Reports of Trump sticking with Paris not as inaccurate as the White House says

Climate marchers filing past Trump Tower Chicago in 2016.

Publish date: September 18, 2017

The weekend brought swirling reports that the Trump administration was rethinking its rowdy withdrawal from the Paris Climate Agreement, which it announced in June.

The weekend brought swirling reports that the Trump administration was rethinking its rowdy withdrawal from the Paris Climate Agreement, which it announced in June.

The reports gained traction, gaining headlines in the Wall Street Journal, and landing on European shores in the pages of The Guardian and Agence France-Presse.

By the time Trump’s key advisors fanned out on the Sunday morning political talk shows, however, the hope that the administration was backtracking on its biggest climate hit job yet was dead. H R McMaster, Trump’s national security adviser, appeared on the right-wing network Fox, and called the news “a false report.”

It was more than the usual shrill charge of “fake news” however.

“The president decided to pull out of the Paris accord because it’s a bad deal for the American people and it’s a bad deal for the environment,” McMaster said, playing to the network’s nationalist audience. “The president’s ears are open if, at some point, they decide they can come forward with an agreement that addresses the president’s very legitimate concerns with Paris.”

“They” in this case, is nearly all of the world’s nations: 195 countries signed the Paris in 2015, creating the first ever worldwide pact to come to grips with climate change. Only two nations sat the agreement out – one because it said the agreement didn’t’ go far enough.

At a time when the United States is dealing with the wreckage left by two major hurricanes in less than a month, and even people who voted for Trump are now saying he should do something about climate change, the media might be forgiven for running to press with a narrative that seemed sensible.

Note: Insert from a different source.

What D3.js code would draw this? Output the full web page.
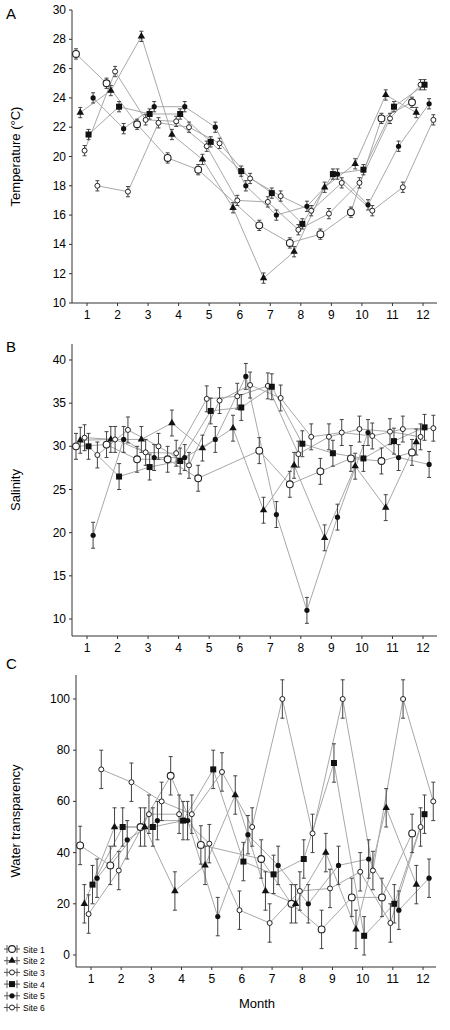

But there’s a kernel of truth in the contradicted story, which was sparked when a European diplomat told reporters that the White House was considering softening its anti-Paris stance.

That’s because the United States hasn’t really left the Paris Accord and won’t be able to legally do so for a very long time.

The US commitment to Paris, which the administration of Barack Obama submitted in March 2015, set the goal of reducing the country’s greenhouse gas emissions by 26% to 28% by 2025. The baseline level this reduction is measured against is 2005, when the US emitted 6,132 million metric tons of carbon dioxide.

Because of the way the agreement is written, Trump can’t even submit written notice of his intentions to pull out of the accord until November 4, 2019.

Even then, however, he would have to wait a year – until November 4, 2020, for the withdrawal to take effect. Coincidentally, that’s the day after the next presidential election, at which point what Trump wants to hopefully will no longer matter.

While Obama agreed to the Paris accord through executive action, the US Senate approved the original treaty that was the UN’s basis of the overall Paris agreement under the administration of George H W Bush in 1992.

That means that Trump might have to exit that agreement as well – a process that would take a year and require senate approval. Throughout his loud denunciations of the Paris accord, Trump hasn’t thought to indicate he would have to tear up that treaty as well.

In the meantime, of course, it would probably be wrongheaded to expect Trump to live up to the commitments to which he is bound.

In March, two months before his showy announcement on Paris, Trump took aim at Obama’s Clean Power Plan, the centerpiece of America’s commitment to accord, which slashed carbon dioxide emissions from US power plants. But even bringing that down is proving to be a legal migraine for his White House.

In order to scuttle the power plant regulations, the Trump administration would have to prove that carbon dioxide doesn’t, in fact, pose a threat to the environment ­– and in order to do that, it would have to repeal clean air legislation in the United States dating back to the 1970s.

Clearly, the administration failed to look before it leapt into an international and domestic legal morass that seems to be beyond its understanding. But the confusion leaves a little hope.

In order to save face with his own voters – millions of whom are standing in knee-deep water surveying their destroyed homes in Texas and Florida – Trump may be forced to do something more than just grandstand on the climate. If he fails, however, the next US president will have a far easier time sticking to an agreement that Trump failed to pull out of: UN regulations say all they need is thirty days notice that the US intends to stick to the deal.